Written problem → The entries below need to be written out exactly, with no pictures included.

-------- Working data --------

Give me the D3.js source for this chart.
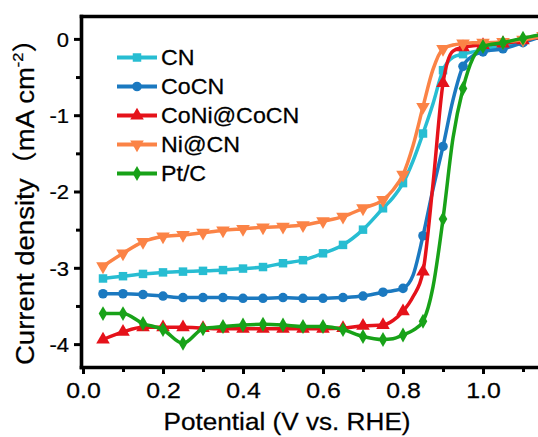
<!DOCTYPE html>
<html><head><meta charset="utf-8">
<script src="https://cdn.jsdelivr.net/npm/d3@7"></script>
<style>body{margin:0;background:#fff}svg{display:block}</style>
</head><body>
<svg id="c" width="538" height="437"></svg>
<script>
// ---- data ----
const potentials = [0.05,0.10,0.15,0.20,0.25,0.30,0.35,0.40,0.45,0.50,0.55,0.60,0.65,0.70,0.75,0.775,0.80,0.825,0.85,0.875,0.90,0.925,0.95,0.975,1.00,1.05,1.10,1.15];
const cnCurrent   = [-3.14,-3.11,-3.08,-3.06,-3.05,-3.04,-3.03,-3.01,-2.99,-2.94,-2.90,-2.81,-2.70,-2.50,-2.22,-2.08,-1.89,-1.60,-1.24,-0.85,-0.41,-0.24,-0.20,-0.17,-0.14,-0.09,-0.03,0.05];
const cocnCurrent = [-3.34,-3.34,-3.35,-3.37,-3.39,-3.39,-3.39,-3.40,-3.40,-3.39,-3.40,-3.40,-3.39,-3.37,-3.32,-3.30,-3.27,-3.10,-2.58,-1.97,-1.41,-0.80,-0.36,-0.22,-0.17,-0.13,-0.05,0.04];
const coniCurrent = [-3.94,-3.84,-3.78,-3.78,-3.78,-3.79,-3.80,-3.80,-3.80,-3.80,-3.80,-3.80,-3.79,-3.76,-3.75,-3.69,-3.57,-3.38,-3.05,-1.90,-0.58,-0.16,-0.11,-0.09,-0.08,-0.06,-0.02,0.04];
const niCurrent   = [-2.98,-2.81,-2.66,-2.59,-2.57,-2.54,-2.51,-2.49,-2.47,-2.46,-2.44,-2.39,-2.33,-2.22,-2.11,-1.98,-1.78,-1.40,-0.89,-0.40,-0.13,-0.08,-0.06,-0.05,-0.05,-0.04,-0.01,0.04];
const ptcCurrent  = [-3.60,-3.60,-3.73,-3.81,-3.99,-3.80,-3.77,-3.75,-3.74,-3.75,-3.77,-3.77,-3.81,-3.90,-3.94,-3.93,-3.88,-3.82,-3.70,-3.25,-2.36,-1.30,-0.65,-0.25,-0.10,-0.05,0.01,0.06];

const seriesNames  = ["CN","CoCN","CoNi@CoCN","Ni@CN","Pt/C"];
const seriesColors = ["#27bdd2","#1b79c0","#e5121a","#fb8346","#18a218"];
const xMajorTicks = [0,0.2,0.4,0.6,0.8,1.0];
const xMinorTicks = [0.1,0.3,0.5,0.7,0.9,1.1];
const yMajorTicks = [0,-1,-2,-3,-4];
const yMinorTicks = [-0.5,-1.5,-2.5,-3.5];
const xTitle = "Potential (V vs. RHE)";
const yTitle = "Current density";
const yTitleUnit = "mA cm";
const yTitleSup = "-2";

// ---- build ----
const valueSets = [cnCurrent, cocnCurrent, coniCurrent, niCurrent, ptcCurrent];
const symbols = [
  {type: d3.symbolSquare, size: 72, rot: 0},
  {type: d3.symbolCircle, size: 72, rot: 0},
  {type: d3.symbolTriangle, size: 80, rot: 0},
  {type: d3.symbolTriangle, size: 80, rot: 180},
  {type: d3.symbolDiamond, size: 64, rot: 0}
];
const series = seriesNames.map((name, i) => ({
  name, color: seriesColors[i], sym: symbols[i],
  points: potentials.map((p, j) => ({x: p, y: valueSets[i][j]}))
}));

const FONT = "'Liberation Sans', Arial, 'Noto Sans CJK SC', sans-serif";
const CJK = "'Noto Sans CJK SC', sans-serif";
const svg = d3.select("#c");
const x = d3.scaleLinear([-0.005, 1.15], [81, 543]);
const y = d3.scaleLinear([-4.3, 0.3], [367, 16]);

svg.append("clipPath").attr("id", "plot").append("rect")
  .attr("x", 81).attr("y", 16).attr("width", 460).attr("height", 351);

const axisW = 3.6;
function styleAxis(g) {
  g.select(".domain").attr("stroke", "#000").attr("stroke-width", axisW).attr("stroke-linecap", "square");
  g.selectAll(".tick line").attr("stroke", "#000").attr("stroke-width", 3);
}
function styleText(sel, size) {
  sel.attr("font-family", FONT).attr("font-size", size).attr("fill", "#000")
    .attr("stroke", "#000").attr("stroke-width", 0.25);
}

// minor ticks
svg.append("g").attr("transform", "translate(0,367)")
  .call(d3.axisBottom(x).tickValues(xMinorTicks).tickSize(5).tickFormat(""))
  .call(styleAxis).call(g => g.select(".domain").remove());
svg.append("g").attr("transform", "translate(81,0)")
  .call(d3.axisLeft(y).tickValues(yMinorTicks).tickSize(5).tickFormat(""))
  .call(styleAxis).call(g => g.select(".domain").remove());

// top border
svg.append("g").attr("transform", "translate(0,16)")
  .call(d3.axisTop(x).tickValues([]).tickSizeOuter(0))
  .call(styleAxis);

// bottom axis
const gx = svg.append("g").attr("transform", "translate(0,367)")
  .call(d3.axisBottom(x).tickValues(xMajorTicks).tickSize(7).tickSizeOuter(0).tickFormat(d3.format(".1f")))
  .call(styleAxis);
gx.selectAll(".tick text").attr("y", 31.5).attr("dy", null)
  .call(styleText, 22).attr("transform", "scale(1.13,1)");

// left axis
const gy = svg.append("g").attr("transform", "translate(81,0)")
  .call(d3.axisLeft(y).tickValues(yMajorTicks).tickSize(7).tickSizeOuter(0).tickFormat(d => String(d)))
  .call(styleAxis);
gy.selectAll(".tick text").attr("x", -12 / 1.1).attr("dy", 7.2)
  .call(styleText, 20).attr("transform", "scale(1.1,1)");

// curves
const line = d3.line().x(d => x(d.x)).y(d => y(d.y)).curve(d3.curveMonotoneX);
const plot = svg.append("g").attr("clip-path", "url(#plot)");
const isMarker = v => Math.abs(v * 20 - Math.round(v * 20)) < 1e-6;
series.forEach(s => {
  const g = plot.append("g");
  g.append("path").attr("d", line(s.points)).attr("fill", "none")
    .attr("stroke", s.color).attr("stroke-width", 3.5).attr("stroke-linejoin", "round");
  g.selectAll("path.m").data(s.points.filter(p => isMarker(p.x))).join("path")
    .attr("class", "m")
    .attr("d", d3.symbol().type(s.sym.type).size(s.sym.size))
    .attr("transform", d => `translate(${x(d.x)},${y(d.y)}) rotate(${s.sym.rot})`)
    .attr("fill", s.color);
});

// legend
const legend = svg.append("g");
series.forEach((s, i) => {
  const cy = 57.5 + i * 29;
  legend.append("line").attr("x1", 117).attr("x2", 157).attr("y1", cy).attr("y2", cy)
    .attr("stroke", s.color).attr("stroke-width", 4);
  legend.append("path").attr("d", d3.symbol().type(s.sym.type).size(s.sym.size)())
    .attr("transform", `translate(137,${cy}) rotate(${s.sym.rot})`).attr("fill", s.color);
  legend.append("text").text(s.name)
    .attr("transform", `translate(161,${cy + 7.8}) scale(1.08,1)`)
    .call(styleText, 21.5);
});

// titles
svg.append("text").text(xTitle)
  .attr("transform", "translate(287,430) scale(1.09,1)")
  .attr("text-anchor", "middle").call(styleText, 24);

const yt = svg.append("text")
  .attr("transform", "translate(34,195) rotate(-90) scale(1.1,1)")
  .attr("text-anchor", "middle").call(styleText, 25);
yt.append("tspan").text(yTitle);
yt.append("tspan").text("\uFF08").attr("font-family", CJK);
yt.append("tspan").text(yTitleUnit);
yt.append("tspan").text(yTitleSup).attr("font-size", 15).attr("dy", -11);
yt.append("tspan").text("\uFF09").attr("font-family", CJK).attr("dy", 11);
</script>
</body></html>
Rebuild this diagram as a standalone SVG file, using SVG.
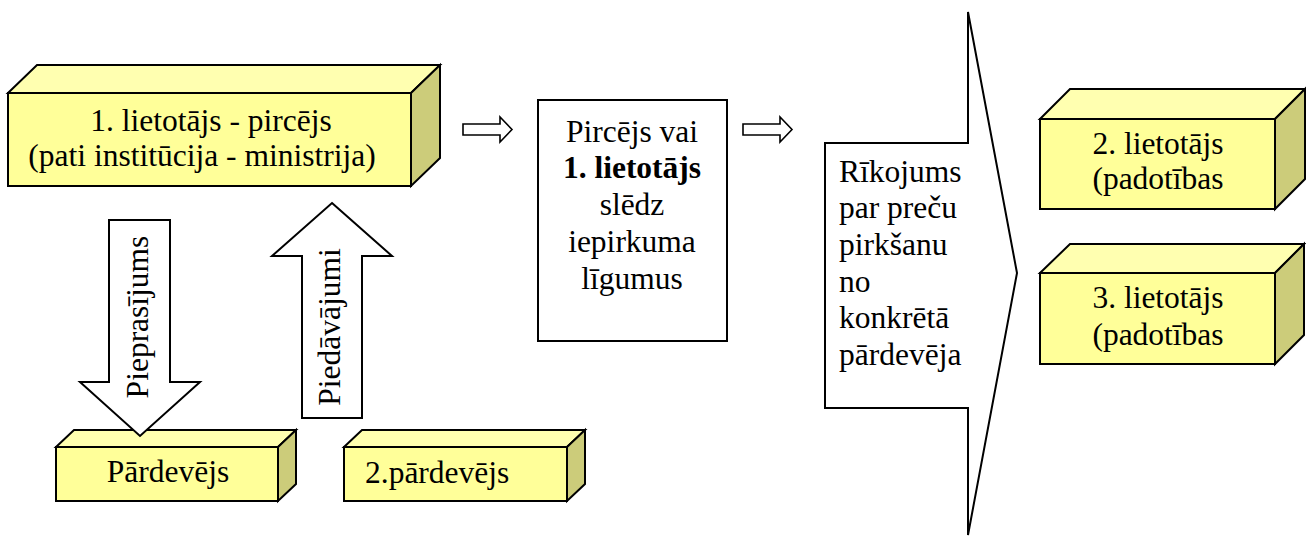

--------

Written solution →
Give me the D3.js source for this chart.
<!DOCTYPE html>
<html><head><meta charset="utf-8">
<script src="https://cdn.jsdelivr.net/npm/d3@7"></script>
<style>body{margin:0;background:#fff}svg{display:block}</style>
</head><body>
<svg id="c" width="538" height="437"></svg>
<script>
// ---- data ----
const potentials = [0.05,0.10,0.15,0.20,0.25,0.30,0.35,0.40,0.45,0.50,0.55,0.60,0.65,0.70,0.75,0.775,0.80,0.825,0.85,0.875,0.90,0.925,0.95,0.975,1.00,1.05,1.10,1.15];
const cnCurrent   = [-3.14,-3.11,-3.08,-3.06,-3.05,-3.04,-3.03,-3.01,-2.99,-2.94,-2.90,-2.81,-2.70,-2.50,-2.22,-2.08,-1.89,-1.60,-1.24,-0.85,-0.41,-0.24,-0.20,-0.17,-0.14,-0.09,-0.03,0.05];
const cocnCurrent = [-3.34,-3.34,-3.35,-3.37,-3.39,-3.39,-3.39,-3.40,-3.40,-3.39,-3.40,-3.40,-3.39,-3.37,-3.32,-3.30,-3.27,-3.10,-2.58,-1.97,-1.41,-0.80,-0.36,-0.22,-0.17,-0.13,-0.05,0.04];
const coniCurrent = [-3.94,-3.84,-3.78,-3.78,-3.78,-3.79,-3.80,-3.80,-3.80,-3.80,-3.80,-3.80,-3.79,-3.76,-3.75,-3.69,-3.57,-3.38,-3.05,-1.90,-0.58,-0.16,-0.11,-0.09,-0.08,-0.06,-0.02,0.04];
const niCurrent   = [-2.98,-2.81,-2.66,-2.59,-2.57,-2.54,-2.51,-2.49,-2.47,-2.46,-2.44,-2.39,-2.33,-2.22,-2.11,-1.98,-1.78,-1.40,-0.89,-0.40,-0.13,-0.08,-0.06,-0.05,-0.05,-0.04,-0.01,0.04];
const ptcCurrent  = [-3.60,-3.60,-3.73,-3.81,-3.99,-3.80,-3.77,-3.75,-3.74,-3.75,-3.77,-3.77,-3.81,-3.90,-3.94,-3.93,-3.88,-3.82,-3.70,-3.25,-2.36,-1.30,-0.65,-0.25,-0.10,-0.05,0.01,0.06];

const seriesNames  = ["CN","CoCN","CoNi@CoCN","Ni@CN","Pt/C"];
const seriesColors = ["#27bdd2","#1b79c0","#e5121a","#fb8346","#18a218"];
const xMajorTicks = [0,0.2,0.4,0.6,0.8,1.0];
const xMinorTicks = [0.1,0.3,0.5,0.7,0.9,1.1];
const yMajorTicks = [0,-1,-2,-3,-4];
const yMinorTicks = [-0.5,-1.5,-2.5,-3.5];
const xTitle = "Potential (V vs. RHE)";
const yTitle = "Current density";
const yTitleUnit = "mA cm";
const yTitleSup = "-2";

// ---- build ----
const valueSets = [cnCurrent, cocnCurrent, coniCurrent, niCurrent, ptcCurrent];
const symbols = [
  {type: d3.symbolSquare, size: 72, rot: 0},
  {type: d3.symbolCircle, size: 72, rot: 0},
  {type: d3.symbolTriangle, size: 80, rot: 0},
  {type: d3.symbolTriangle, size: 80, rot: 180},
  {type: d3.symbolDiamond, size: 64, rot: 0}
];
const series = seriesNames.map((name, i) => ({
  name, color: seriesColors[i], sym: symbols[i],
  points: potentials.map((p, j) => ({x: p, y: valueSets[i][j]}))
}));

const FONT = "'Liberation Sans', Arial, 'Noto Sans CJK SC', sans-serif";
const CJK = "'Noto Sans CJK SC', sans-serif";
const svg = d3.select("#c");
const x = d3.scaleLinear([-0.005, 1.15], [81, 543]);
const y = d3.scaleLinear([-4.3, 0.3], [367, 16]);

svg.append("clipPath").attr("id", "plot").append("rect")
  .attr("x", 81).attr("y", 16).attr("width", 460).attr("height", 351);

const axisW = 3.6;
function styleAxis(g) {
  g.select(".domain").attr("stroke", "#000").attr("stroke-width", axisW).attr("stroke-linecap", "square");
  g.selectAll(".tick line").attr("stroke", "#000").attr("stroke-width", 3);
}
function styleText(sel, size) {
  sel.attr("font-family", FONT).attr("font-size", size).attr("fill", "#000")
    .attr("stroke", "#000").attr("stroke-width", 0.25);
}

// minor ticks
svg.append("g").attr("transform", "translate(0,367)")
  .call(d3.axisBottom(x).tickValues(xMinorTicks).tickSize(5).tickFormat(""))
  .call(styleAxis).call(g => g.select(".domain").remove());
svg.append("g").attr("transform", "translate(81,0)")
  .call(d3.axisLeft(y).tickValues(yMinorTicks).tickSize(5).tickFormat(""))
  .call(styleAxis).call(g => g.select(".domain").remove());

// top border
svg.append("g").attr("transform", "translate(0,16)")
  .call(d3.axisTop(x).tickValues([]).tickSizeOuter(0))
  .call(styleAxis);

// bottom axis
const gx = svg.append("g").attr("transform", "translate(0,367)")
  .call(d3.axisBottom(x).tickValues(xMajorTicks).tickSize(7).tickSizeOuter(0).tickFormat(d3.format(".1f")))
  .call(styleAxis);
gx.selectAll(".tick text").attr("y", 31.5).attr("dy", null)
  .call(styleText, 22).attr("transform", "scale(1.13,1)");

// left axis
const gy = svg.append("g").attr("transform", "translate(81,0)")
  .call(d3.axisLeft(y).tickValues(yMajorTicks).tickSize(7).tickSizeOuter(0).tickFormat(d => String(d)))
  .call(styleAxis);
gy.selectAll(".tick text").attr("x", -12 / 1.1).attr("dy", 7.2)
  .call(styleText, 20).attr("transform", "scale(1.1,1)");

// curves
const line = d3.line().x(d => x(d.x)).y(d => y(d.y)).curve(d3.curveMonotoneX);
const plot = svg.append("g").attr("clip-path", "url(#plot)");
const isMarker = v => Math.abs(v * 20 - Math.round(v * 20)) < 1e-6;
series.forEach(s => {
  const g = plot.append("g");
  g.append("path").attr("d", line(s.points)).attr("fill", "none")
    .attr("stroke", s.color).attr("stroke-width", 3.5).attr("stroke-linejoin", "round");
  g.selectAll("path.m").data(s.points.filter(p => isMarker(p.x))).join("path")
    .attr("class", "m")
    .attr("d", d3.symbol().type(s.sym.type).size(s.sym.size))
    .attr("transform", d => `translate(${x(d.x)},${y(d.y)}) rotate(${s.sym.rot})`)
    .attr("fill", s.color);
});

// legend
const legend = svg.append("g");
series.forEach((s, i) => {
  const cy = 57.5 + i * 29;
  legend.append("line").attr("x1", 117).attr("x2", 157).attr("y1", cy).attr("y2", cy)
    .attr("stroke", s.color).attr("stroke-width", 4);
  legend.append("path").attr("d", d3.symbol().type(s.sym.type).size(s.sym.size)())
    .attr("transform", `translate(137,${cy}) rotate(${s.sym.rot})`).attr("fill", s.color);
  legend.append("text").text(s.name)
    .attr("transform", `translate(161,${cy + 7.8}) scale(1.08,1)`)
    .call(styleText, 21.5);
});

// titles
svg.append("text").text(xTitle)
  .attr("transform", "translate(287,430) scale(1.09,1)")
  .attr("text-anchor", "middle").call(styleText, 24);

const yt = svg.append("text")
  .attr("transform", "translate(34,195) rotate(-90) scale(1.1,1)")
  .attr("text-anchor", "middle").call(styleText, 25);
yt.append("tspan").text(yTitle);
yt.append("tspan").text("\uFF08").attr("font-family", CJK);
yt.append("tspan").text(yTitleUnit);
yt.append("tspan").text(yTitleSup).attr("font-size", 15).attr("dy", -11);
yt.append("tspan").text("\uFF09").attr("font-family", CJK).attr("dy", 11);
</script>
</body></html>
Rebuild this diagram as a standalone SVG file, using SVG.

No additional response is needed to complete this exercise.